È un cambiamento di strategia comunicativa reso possibile dall’èra del web, ma che fa perno sulla produzione di immagini relativamente indipendenti dai sistemi di controllo, quindi sull’aumento della popolazione che avrà avuto modo di viaggiare nello spazio. Il punto fondamentale, ad ogni modo, è il superamento di quel sistema chiuso, autoreferenziale, che permetteva a mezzi come la televisione di produrre immagini che valevano quali attestati di prova per eventi costruiti, a loro volta, su misura per le immagini televisive. Il cortocircuito della post-modernità.
D.M. In vista della possibilità di un ritorno alla luna e dell’esplorazione di altri pianeti, cosa abbiamo imparato e cosa ancora può insegnarci la luna?
S.C. Forse non abbiamo ancora imparato quello che avremmo dovuto: come sia “naturale” per gli uomini il cosmopolitismo, come sia fragile la Terra, come sia cruciale la salvaguardia dell’ecosistema, cosa sia la bellezza delle forme semplici, e anche magari a quale migrazione dovremo prepararci di qui a tre miliardi di anni, quando il Sole morirà, come ha provato a raccontare con acume, e non senza ironia, Jean-François Lyotard.

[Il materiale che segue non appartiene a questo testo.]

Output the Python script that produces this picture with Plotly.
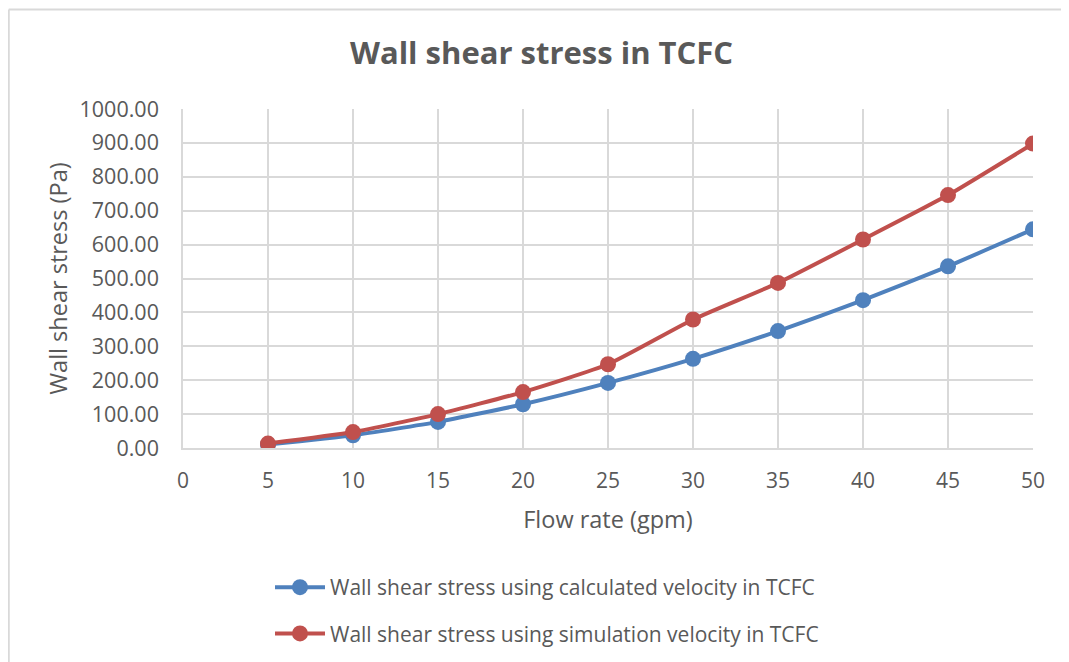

“Jumpin’ Jack Flash Schmitt”, Disegno di Ulrich Lotzmann, 2003. Through www.technovelgy.com
La Luna può insegnarci a capire che esistono comportamenti non intenzionali che possono essere letti come attività artistiche, come pure che esiste una dimensione, quella del gioco, dalla quale si può ripartire forse per superare quella mancanza di “lunarità” di cui hanno sofferto le missioni della prima Space Age.